You don't like the fact the firmware blobs are buggy and you trivially lock up the board while developing? Is low-level access really the only way you're going to develop applications interesting to you? Sucks to be you!
According to Liz Upton, one of the PR creeps from the Raspberry Pi Foundation has the following to say to actual developers complaining:
'... keep trying to rustle up some outrage if it gives you a kick; I’d recommend finding something else to do soon, though. We don’t want you developing an ulcer.'
When asked: 'Am I allowed to be outraged by the fact that it’s not really open, since I see no mention of actual documentation for the hardware? Or by this: http://www.raspberrypi.com/mpeg-2-license-key/ ? Can I get outraged by that?'
She replies: 'Well you *could*, but you wouldn’t half look silly.'
(sourced from: http://www.raspberrypi.org/archives/2221 )

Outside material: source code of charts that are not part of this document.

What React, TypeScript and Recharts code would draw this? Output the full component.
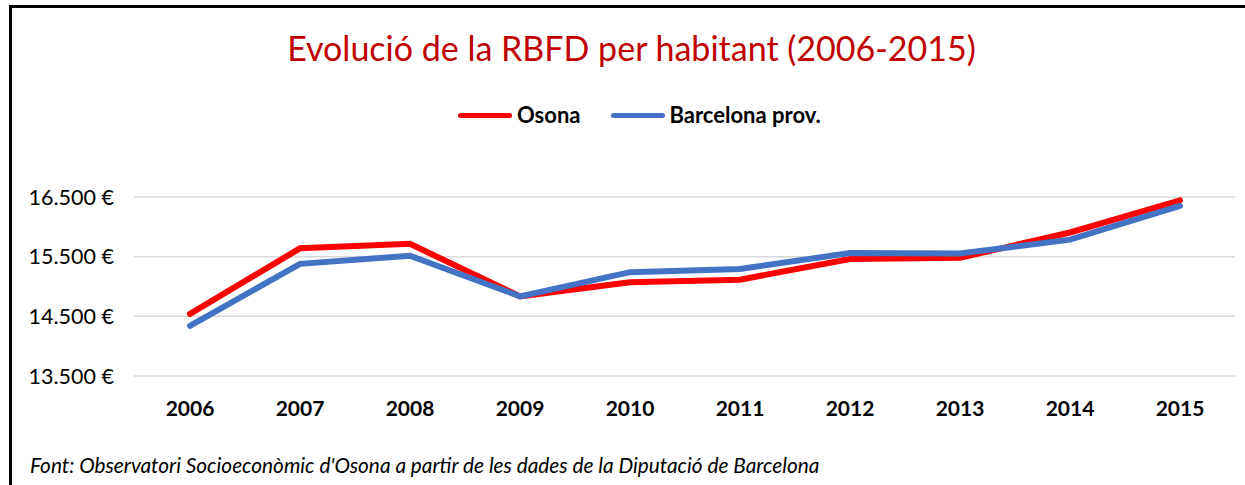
import { LineChart, Line, XAxis, YAxis, CartesianGrid } from "recharts";

const years = ["2006", "2007", "2008", "2009", "2010", "2011", "2012", "2013", "2014", "2015"];
const osona = [14540, 15640, 15715, 14835, 15070, 15115, 15460, 15480, 15905, 16445];
const barcelonaProv = [14340, 15380, 15515, 14835, 15240, 15295, 15560, 15555, 15785, 16350];
const yTicks = [13500, 14500, 15500, 16500];

const series = [
  { key: "osona", name: "Osona", color: "#FF0000" },
  { key: "barcelona", name: "Barcelona prov.", color: "#4472C4" },
];

const data = years.map((year, i) => ({
  year,
  osona: osona[i],
  barcelona: barcelonaProv[i],
}));

const FONT = "Lato, 'Open Sans', sans-serif";

const formatEuro = (v: number) => `${v.toLocaleString("de-DE")} €`;

export default function App() {
  return (
    <div
      style={{
        position: "absolute",
        left: 0,
        top: 0,
        width: 1245,
        height: 485,
        overflow: "hidden",
        background: "#fff",
        fontFamily: FONT,
      }}
    >
      {/* frame, right and bottom edges fall outside the picture */}
      <div
        style={{
          position: "absolute",
          left: 9,
          top: 5,
          width: 1260,
          height: 500,
          border: "3px solid #000",
        }}
      />

      <div
        style={{
          position: "absolute",
          top: 28,
          left: 0,
          width: 1263,
          textAlign: "center",
          color: "#C00000",
          fontSize: 34,
          lineHeight: "40px",
        }}
      >
        Evolució de la RBFD per habitant (2006-2015)
      </div>

      <div
        style={{
          position: "absolute",
          top: 101,
          left: 458,
          display: "flex",
          alignItems: "center",
          fontWeight: 700,
          fontSize: 22,
          lineHeight: "28px",
          color: "#000",
        }}
      >
        {series.map((s, i) => (
          <div
            key={s.key}
            style={{ display: "flex", alignItems: "center", marginRight: i === 0 ? 30 : 0 }}
          >
            <div
              style={{
                width: 54,
                height: 5,
                borderRadius: 3,
                background: s.color,
                marginRight: 5,
              }}
            />
            <span>{s.name}</span>
          </div>
        ))}
      </div>

      <div style={{ position: "absolute", left: 0, top: 0 }}>
        <LineChart
          width={1245}
          height={485}
          data={data}
          margin={{ top: 197, right: 10, bottom: 69, left: 10 }}
        >
          <CartesianGrid vertical={false} stroke="#d9d9d9" strokeWidth={1.5} />
          <XAxis
            dataKey="year"
            axisLine={false}
            tickLine={false}
            height={40}
            padding={{ left: 56, right: 55 }}
            tick={{ fill: "#000", fontSize: 21, fontWeight: 700, fontFamily: FONT }}
            tickMargin={19}
          />
          <YAxis
            domain={[13500, 16500]}
            ticks={yTicks}
            axisLine={false}
            tickLine={false}
            width={124}
            tickFormatter={formatEuro}
            tick={{ fill: "#000", fontSize: 21.5, fontFamily: FONT }}
            tickMargin={14}
          />
          {series.map((s) => (
            <Line
              key={s.key}
              type="linear"
              dataKey={s.key}
              name={s.name}
              stroke={s.color}
              strokeWidth={6}
              strokeLinecap="round"
              dot={false}
              activeDot={false}
              isAnimationActive={false}
            />
          ))}
        </LineChart>
      </div>

      <div
        style={{
          position: "absolute",
          left: 30,
          top: 452,
          fontStyle: "italic",
          fontSize: 20.8,
          lineHeight: "26px",
          color: "#000",
        }}
      >
        Font: Observatori Socioeconòmic d'Osona a partir de les dades de la Diputació de Barcelona
      </div>
    </div>
  );
}
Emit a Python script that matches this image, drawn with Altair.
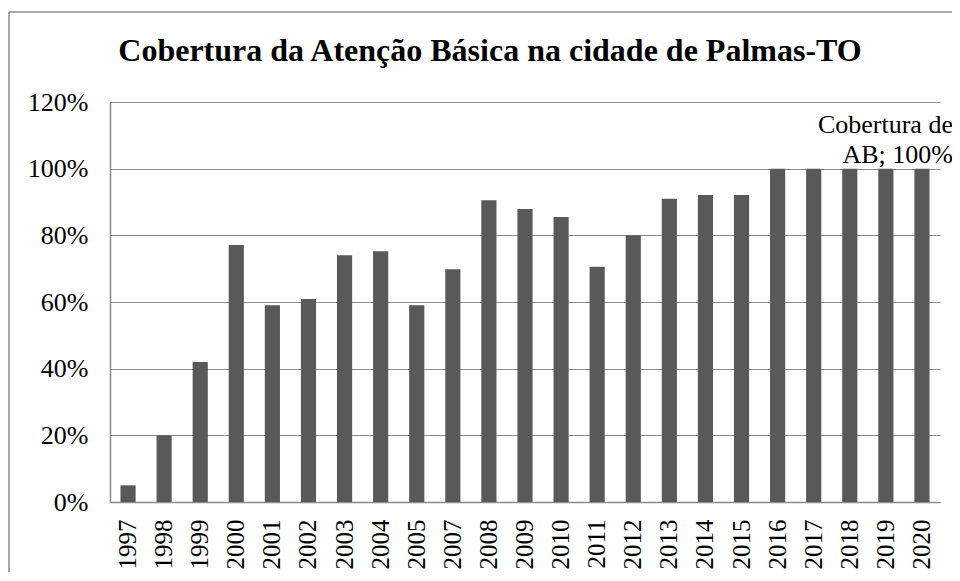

What a charmer. This is someone totally detached from reality and is so full of herself and her own product she actually thinks she can talk to developers that way. She has no awareness that nothing the RPi has done or offered is very groundbreaking, ARM SoC eval boards like the RPi were inevitable -- the evolution of products like the Sheevaplug and other plug-computers in addition to hobbyist hits like the Arduino paved way for this.
Hardware is being eaten by software. Broadcom wants to produce an artificial value to their hardware by locking it up with their own crappy software and they want you to cheer for what an innovation this is. End of story.